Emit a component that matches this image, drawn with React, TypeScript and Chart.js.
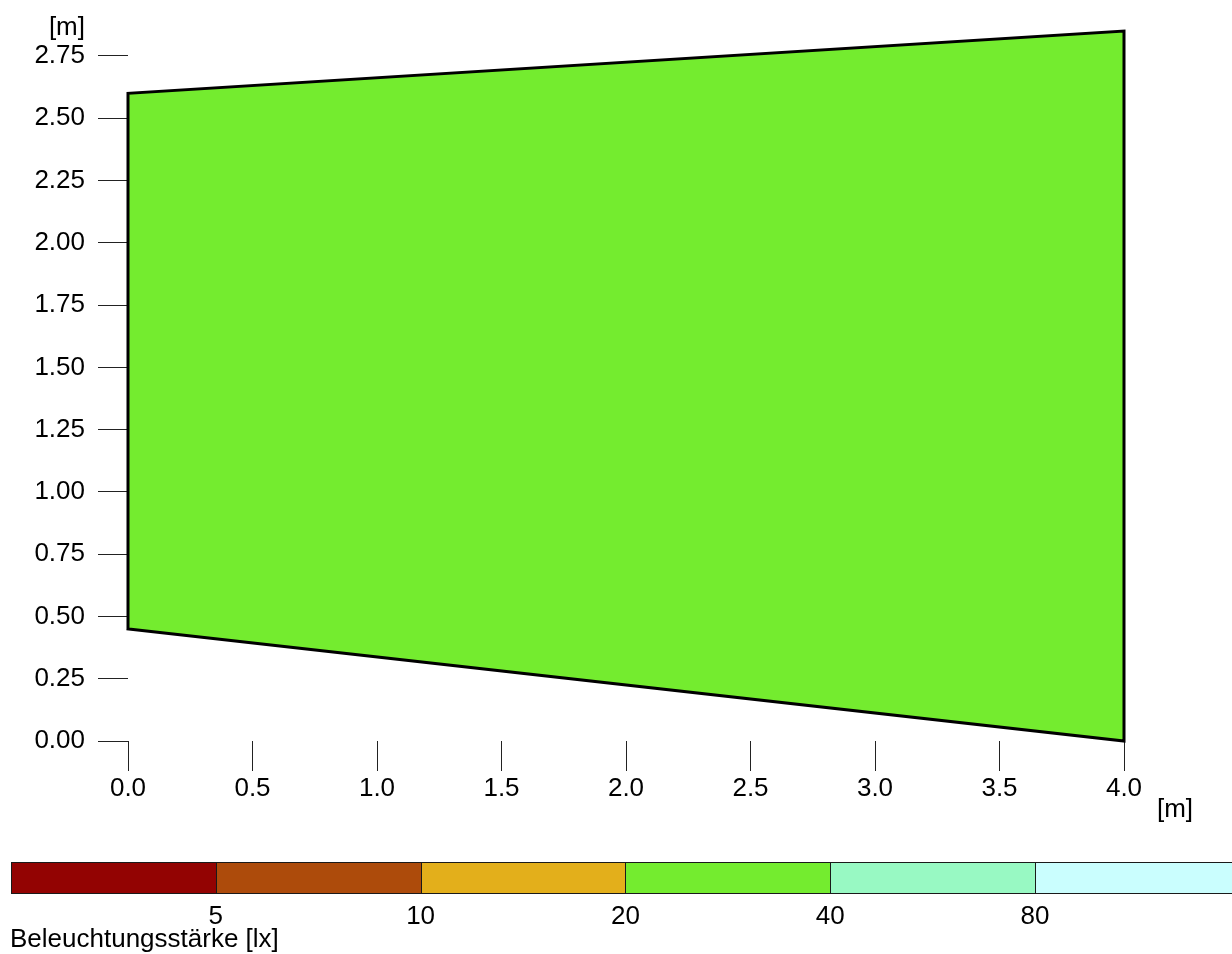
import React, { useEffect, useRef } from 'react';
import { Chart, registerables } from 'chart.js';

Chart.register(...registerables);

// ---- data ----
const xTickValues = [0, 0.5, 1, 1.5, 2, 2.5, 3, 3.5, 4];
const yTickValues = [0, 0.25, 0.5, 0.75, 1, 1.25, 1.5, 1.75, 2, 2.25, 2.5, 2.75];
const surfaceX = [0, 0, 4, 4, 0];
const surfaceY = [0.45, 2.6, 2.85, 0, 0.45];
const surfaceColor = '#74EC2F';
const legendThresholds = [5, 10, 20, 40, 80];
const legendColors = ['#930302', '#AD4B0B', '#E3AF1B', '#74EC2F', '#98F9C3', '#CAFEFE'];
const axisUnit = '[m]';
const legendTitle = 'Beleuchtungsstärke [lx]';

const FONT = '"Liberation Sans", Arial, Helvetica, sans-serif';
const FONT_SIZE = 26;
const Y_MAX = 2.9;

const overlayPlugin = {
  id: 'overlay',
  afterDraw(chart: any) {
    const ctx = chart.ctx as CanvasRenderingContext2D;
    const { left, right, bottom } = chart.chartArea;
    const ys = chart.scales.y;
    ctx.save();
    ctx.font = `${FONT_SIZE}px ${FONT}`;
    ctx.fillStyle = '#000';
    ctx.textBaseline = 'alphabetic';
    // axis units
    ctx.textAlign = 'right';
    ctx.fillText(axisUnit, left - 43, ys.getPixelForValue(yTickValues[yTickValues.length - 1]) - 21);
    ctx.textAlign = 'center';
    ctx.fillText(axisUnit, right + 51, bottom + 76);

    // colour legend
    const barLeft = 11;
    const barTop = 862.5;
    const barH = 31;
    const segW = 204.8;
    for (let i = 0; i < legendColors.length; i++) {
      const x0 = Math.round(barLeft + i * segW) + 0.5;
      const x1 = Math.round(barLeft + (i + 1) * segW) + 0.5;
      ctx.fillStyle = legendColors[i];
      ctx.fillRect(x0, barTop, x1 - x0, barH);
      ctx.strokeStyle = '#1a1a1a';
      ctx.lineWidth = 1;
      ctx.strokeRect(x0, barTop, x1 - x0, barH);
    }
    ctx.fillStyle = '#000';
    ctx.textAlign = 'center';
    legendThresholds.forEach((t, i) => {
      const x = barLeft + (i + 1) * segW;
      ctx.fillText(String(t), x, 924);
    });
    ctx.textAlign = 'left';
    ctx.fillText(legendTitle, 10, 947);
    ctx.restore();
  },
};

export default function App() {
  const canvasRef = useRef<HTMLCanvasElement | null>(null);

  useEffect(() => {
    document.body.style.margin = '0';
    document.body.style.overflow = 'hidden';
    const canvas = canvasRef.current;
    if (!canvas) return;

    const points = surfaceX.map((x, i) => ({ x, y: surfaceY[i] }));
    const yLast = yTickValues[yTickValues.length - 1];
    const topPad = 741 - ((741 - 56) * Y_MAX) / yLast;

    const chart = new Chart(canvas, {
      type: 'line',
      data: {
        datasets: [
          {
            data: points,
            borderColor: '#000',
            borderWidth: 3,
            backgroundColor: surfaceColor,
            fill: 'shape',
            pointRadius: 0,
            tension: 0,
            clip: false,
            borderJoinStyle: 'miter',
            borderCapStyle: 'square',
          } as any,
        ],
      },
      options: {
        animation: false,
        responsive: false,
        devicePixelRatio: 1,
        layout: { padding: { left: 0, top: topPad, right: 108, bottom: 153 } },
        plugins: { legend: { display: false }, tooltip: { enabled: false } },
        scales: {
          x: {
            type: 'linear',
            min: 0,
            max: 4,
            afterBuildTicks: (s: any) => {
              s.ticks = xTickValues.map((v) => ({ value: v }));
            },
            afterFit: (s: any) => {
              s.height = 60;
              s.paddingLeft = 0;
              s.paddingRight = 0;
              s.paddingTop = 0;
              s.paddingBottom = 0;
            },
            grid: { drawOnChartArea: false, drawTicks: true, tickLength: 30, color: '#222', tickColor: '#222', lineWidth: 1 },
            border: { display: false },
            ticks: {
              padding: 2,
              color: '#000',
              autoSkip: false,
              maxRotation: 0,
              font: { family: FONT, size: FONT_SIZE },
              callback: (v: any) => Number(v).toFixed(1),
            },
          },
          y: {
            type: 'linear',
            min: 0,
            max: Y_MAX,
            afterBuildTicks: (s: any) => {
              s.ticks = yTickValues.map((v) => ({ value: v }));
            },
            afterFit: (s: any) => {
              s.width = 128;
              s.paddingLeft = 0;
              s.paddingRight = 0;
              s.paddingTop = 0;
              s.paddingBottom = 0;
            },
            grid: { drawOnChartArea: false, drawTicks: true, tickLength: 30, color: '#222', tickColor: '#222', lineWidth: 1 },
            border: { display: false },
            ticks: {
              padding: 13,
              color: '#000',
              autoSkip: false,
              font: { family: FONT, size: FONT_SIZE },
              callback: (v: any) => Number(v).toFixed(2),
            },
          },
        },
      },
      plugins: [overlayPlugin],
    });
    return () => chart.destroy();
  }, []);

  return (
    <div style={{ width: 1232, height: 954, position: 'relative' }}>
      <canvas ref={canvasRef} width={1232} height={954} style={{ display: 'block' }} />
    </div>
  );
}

#### Exercise description
Report how many lines in the listing include the word "React". Give nothing but the count.

#### Reply to the exercise
2